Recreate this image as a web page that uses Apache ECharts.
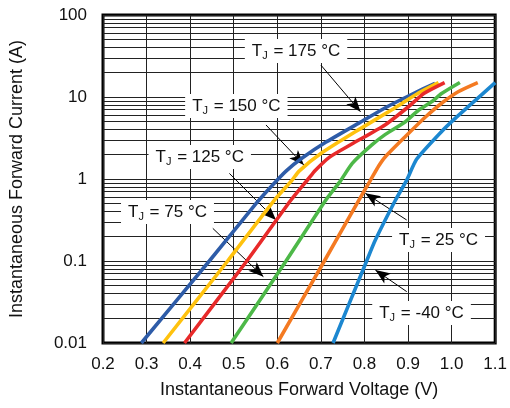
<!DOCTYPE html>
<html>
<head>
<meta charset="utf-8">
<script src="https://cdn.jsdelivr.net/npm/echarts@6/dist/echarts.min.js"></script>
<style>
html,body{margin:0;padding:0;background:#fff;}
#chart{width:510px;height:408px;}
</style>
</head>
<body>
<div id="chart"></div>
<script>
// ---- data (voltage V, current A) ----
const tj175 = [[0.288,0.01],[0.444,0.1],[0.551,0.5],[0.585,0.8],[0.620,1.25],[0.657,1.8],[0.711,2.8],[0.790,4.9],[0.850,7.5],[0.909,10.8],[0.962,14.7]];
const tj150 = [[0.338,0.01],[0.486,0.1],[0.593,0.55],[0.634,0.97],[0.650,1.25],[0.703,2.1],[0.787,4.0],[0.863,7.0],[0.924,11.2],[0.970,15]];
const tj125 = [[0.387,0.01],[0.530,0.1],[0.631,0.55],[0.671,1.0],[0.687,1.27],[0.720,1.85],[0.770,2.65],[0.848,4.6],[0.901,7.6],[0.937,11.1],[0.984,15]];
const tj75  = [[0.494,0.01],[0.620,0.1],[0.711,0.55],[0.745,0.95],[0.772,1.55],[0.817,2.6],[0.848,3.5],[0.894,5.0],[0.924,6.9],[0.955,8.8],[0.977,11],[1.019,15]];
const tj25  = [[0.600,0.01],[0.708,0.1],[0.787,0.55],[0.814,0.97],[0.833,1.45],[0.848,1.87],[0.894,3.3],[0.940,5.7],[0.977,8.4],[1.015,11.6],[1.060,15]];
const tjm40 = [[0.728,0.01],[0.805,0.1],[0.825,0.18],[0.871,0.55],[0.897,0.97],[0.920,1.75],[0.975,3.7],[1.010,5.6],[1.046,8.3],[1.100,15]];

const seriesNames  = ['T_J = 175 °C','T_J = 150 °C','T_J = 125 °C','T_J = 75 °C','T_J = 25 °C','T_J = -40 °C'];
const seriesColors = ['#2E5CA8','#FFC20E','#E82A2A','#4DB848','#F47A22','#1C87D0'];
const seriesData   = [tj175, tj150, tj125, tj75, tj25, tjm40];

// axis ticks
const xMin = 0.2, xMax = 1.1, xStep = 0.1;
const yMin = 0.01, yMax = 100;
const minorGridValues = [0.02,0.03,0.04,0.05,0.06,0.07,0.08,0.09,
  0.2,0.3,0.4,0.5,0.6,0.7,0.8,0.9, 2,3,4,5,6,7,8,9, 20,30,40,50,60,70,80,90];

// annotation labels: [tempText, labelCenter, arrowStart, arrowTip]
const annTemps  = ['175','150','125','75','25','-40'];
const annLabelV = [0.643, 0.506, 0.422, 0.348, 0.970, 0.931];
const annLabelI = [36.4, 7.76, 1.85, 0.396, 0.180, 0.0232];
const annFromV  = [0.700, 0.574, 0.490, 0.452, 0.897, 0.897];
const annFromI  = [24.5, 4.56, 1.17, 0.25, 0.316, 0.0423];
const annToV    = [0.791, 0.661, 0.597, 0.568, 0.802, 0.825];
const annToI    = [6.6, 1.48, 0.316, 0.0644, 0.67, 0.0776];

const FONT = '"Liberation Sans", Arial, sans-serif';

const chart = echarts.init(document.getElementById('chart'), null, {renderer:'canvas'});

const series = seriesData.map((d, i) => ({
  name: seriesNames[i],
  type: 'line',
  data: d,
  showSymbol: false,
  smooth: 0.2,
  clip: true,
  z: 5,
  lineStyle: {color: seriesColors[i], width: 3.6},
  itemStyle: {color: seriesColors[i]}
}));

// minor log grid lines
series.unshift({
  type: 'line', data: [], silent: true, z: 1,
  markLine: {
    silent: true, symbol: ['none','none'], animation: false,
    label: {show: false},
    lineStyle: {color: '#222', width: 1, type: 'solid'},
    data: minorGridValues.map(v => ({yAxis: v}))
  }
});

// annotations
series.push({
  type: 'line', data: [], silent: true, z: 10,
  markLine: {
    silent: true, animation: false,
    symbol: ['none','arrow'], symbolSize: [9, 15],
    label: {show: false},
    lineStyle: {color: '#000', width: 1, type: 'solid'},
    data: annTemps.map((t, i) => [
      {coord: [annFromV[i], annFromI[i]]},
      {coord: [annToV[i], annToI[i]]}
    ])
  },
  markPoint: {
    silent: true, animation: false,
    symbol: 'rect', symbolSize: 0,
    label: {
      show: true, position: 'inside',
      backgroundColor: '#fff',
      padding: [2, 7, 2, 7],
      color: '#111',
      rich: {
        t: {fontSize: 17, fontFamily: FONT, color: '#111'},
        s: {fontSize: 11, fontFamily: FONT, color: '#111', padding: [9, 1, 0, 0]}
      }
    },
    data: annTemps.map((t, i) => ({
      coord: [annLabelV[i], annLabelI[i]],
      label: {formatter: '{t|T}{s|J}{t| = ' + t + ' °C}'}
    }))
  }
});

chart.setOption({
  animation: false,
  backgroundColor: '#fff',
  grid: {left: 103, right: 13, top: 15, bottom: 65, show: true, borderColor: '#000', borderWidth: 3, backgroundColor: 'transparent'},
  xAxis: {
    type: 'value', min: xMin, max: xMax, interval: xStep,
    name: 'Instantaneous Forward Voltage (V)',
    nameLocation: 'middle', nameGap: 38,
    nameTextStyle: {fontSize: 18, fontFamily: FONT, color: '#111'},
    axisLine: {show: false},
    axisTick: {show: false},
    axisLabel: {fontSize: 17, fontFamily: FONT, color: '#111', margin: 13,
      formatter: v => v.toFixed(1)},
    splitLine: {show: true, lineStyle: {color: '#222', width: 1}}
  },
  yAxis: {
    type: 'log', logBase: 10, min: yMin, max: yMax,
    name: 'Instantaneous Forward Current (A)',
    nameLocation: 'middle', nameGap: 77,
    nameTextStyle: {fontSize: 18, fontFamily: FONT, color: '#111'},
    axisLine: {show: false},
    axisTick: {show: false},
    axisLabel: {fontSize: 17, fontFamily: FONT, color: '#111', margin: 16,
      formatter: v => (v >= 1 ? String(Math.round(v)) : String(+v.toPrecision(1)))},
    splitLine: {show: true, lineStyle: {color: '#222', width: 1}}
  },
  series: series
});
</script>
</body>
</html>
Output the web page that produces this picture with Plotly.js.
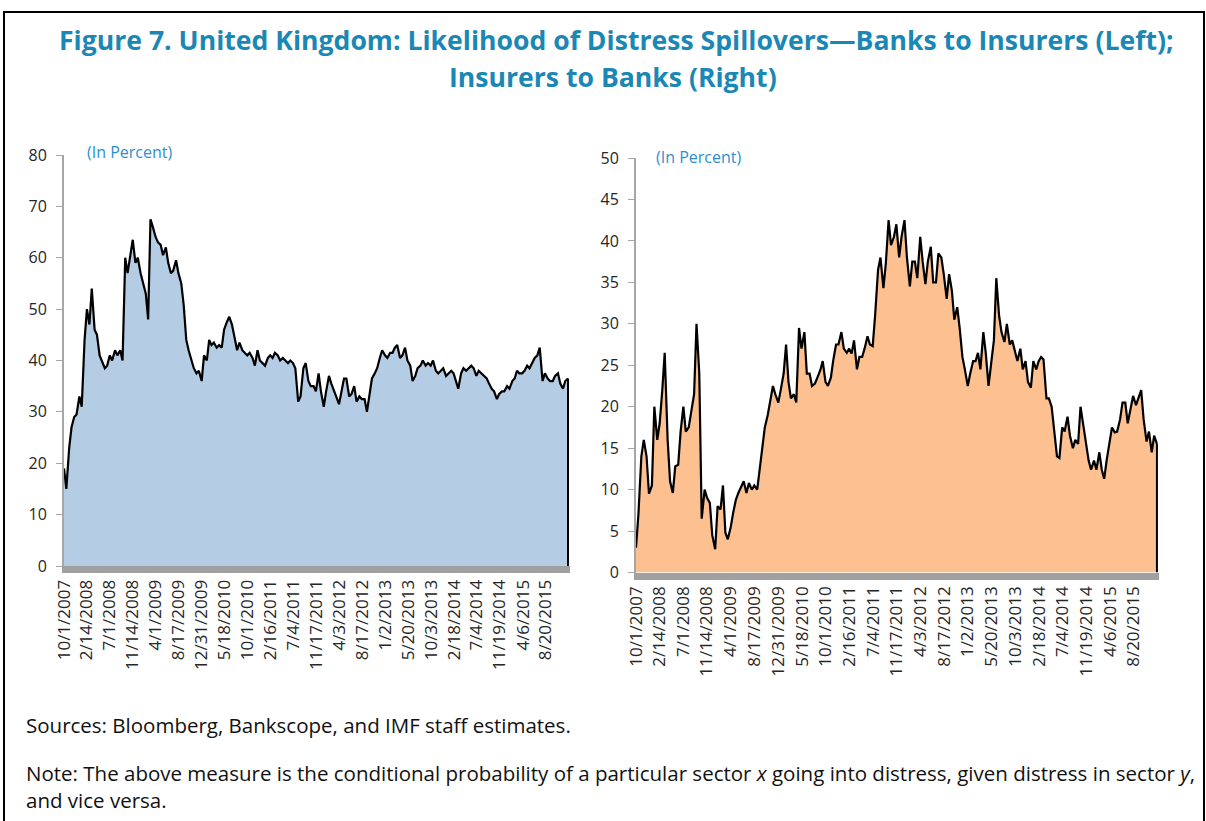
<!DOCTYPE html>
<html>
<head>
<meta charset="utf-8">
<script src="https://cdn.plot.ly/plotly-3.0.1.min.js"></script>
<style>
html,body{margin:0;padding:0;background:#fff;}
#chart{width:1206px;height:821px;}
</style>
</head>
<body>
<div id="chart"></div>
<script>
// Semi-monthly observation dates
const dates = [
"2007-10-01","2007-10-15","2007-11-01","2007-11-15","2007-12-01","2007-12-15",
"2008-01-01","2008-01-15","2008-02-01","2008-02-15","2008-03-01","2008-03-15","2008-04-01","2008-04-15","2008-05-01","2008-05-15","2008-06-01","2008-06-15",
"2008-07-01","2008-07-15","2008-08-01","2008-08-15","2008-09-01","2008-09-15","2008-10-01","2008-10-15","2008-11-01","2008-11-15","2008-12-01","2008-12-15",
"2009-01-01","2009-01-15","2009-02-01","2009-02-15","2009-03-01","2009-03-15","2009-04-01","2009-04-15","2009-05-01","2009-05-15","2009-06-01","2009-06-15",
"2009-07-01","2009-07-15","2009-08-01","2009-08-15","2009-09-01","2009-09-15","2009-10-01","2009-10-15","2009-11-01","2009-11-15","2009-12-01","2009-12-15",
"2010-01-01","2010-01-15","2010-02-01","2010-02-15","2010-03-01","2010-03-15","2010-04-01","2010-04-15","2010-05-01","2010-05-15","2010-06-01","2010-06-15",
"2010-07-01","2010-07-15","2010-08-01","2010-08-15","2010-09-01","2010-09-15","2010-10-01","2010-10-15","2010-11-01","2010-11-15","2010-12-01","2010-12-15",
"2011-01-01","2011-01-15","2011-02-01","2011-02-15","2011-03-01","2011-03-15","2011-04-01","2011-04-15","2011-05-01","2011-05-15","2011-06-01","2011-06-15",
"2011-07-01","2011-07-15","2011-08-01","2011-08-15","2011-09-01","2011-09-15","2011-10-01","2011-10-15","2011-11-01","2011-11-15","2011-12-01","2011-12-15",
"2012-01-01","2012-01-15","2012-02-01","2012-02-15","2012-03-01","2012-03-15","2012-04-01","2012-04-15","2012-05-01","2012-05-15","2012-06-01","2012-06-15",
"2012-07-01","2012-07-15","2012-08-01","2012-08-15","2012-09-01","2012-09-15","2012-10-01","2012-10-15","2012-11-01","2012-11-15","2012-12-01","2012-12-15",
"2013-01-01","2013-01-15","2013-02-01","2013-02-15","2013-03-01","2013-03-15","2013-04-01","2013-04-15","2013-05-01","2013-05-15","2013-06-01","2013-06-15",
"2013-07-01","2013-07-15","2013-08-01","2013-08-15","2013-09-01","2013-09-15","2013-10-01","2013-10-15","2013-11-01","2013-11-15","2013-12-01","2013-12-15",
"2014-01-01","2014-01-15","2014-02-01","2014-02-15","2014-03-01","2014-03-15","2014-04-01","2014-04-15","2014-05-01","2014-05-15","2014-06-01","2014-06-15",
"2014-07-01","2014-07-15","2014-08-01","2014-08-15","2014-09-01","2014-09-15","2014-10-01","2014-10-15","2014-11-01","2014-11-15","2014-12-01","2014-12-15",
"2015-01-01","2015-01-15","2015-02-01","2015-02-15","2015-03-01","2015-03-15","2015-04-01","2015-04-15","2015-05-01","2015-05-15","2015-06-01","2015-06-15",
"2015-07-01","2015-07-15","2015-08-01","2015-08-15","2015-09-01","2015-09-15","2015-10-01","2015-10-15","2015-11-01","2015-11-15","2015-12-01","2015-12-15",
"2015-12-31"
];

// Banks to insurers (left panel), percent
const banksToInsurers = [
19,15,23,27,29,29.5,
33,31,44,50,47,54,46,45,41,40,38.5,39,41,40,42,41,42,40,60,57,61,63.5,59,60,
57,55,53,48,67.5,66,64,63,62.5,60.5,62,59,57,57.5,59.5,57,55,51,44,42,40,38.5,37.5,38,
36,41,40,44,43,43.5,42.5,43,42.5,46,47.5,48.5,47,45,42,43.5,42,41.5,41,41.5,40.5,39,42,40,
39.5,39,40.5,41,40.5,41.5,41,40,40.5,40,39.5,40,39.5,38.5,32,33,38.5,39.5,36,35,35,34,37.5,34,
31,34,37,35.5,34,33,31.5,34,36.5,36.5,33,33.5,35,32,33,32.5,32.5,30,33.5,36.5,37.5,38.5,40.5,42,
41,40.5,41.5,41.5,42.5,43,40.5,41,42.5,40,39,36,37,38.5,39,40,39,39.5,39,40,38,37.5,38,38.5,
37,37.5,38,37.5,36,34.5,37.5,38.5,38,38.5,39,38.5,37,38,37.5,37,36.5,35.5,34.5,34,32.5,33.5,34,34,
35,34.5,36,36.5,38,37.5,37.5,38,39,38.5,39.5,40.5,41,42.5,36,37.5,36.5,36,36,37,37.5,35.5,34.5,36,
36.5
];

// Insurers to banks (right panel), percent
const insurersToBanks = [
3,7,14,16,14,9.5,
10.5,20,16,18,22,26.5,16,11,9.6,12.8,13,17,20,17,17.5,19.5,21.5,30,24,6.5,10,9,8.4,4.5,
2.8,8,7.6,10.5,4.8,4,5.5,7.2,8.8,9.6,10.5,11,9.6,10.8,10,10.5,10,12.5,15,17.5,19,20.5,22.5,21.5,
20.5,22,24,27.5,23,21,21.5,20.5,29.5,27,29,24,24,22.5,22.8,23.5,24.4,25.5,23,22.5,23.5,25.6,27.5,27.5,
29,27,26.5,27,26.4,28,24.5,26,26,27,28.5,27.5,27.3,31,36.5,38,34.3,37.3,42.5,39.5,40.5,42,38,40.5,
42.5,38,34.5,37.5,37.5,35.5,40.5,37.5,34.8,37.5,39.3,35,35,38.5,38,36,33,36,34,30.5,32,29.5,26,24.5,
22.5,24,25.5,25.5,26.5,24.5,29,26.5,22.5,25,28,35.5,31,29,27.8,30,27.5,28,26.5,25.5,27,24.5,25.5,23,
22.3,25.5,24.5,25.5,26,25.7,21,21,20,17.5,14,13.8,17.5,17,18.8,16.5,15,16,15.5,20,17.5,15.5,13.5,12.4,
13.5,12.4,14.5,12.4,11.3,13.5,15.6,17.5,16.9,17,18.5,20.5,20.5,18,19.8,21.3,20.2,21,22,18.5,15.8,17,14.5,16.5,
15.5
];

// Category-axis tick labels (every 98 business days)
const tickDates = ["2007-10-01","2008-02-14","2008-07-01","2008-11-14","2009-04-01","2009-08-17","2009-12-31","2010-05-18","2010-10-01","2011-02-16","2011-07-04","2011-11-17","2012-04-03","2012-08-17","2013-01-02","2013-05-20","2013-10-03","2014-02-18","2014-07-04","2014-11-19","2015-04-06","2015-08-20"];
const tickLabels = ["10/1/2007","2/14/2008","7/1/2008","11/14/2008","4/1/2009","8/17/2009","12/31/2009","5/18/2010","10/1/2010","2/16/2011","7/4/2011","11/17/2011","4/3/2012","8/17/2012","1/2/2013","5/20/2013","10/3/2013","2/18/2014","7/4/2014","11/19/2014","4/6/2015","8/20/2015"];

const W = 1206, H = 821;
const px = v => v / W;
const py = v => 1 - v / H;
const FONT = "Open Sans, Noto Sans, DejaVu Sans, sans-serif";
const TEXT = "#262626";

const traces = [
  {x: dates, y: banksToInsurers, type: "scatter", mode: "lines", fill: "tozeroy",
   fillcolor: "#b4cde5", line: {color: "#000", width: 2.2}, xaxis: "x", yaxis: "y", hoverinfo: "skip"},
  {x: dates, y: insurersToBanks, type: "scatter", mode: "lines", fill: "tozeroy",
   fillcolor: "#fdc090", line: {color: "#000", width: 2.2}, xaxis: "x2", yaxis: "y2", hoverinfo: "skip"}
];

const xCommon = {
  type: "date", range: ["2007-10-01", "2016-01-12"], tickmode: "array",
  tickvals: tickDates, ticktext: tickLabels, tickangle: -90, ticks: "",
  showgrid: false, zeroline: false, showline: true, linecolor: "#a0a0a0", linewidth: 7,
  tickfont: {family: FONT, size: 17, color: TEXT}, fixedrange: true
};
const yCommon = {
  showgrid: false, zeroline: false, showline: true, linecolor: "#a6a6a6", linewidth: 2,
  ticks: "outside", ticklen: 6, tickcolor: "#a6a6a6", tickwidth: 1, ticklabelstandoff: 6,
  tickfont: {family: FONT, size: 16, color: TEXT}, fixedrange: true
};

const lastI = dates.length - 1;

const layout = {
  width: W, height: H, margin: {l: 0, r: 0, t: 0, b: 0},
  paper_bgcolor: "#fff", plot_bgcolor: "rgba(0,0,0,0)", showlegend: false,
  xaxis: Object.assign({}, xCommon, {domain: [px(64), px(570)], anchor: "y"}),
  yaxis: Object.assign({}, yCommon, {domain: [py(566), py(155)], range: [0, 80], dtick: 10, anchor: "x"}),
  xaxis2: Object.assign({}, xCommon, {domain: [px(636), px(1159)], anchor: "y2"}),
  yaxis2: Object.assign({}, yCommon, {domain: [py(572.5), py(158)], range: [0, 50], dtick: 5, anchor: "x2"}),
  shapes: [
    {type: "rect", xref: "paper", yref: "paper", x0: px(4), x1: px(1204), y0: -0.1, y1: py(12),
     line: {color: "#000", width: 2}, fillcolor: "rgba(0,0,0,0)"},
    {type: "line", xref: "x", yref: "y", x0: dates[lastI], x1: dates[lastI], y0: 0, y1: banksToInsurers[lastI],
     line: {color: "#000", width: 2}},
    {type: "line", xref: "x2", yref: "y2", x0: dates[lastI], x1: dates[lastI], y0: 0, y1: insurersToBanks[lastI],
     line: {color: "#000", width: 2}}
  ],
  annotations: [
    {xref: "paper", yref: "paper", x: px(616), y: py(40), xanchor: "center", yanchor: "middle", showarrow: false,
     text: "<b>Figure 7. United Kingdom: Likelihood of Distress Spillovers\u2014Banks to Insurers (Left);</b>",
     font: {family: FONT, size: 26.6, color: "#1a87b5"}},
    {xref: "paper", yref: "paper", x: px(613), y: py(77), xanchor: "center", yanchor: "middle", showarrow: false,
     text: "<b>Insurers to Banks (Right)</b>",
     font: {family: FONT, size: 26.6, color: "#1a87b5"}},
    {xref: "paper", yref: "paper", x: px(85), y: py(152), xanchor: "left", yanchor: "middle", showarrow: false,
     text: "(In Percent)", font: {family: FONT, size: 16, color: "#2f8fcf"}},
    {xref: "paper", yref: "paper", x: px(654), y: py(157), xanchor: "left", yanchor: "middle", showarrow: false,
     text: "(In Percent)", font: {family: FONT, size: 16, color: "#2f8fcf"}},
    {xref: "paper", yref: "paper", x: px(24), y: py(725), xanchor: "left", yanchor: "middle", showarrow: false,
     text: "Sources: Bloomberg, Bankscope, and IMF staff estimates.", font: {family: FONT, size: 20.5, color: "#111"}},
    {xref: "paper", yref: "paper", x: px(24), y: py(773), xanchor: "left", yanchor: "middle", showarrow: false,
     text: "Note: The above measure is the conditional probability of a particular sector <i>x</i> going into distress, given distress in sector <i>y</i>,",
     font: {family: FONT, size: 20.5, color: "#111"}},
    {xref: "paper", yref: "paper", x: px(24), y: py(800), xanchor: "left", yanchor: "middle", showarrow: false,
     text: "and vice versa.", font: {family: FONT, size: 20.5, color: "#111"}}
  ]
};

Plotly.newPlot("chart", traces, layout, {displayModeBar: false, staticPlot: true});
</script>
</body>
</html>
========================================
◆ **Goal**
Lines containing the string "that" are to be selected and copied.

◆ **Answer for the task**
Recreate this image as a web page that uses Apache ECharts.
Output the web page that produces this picture with Plotly.js.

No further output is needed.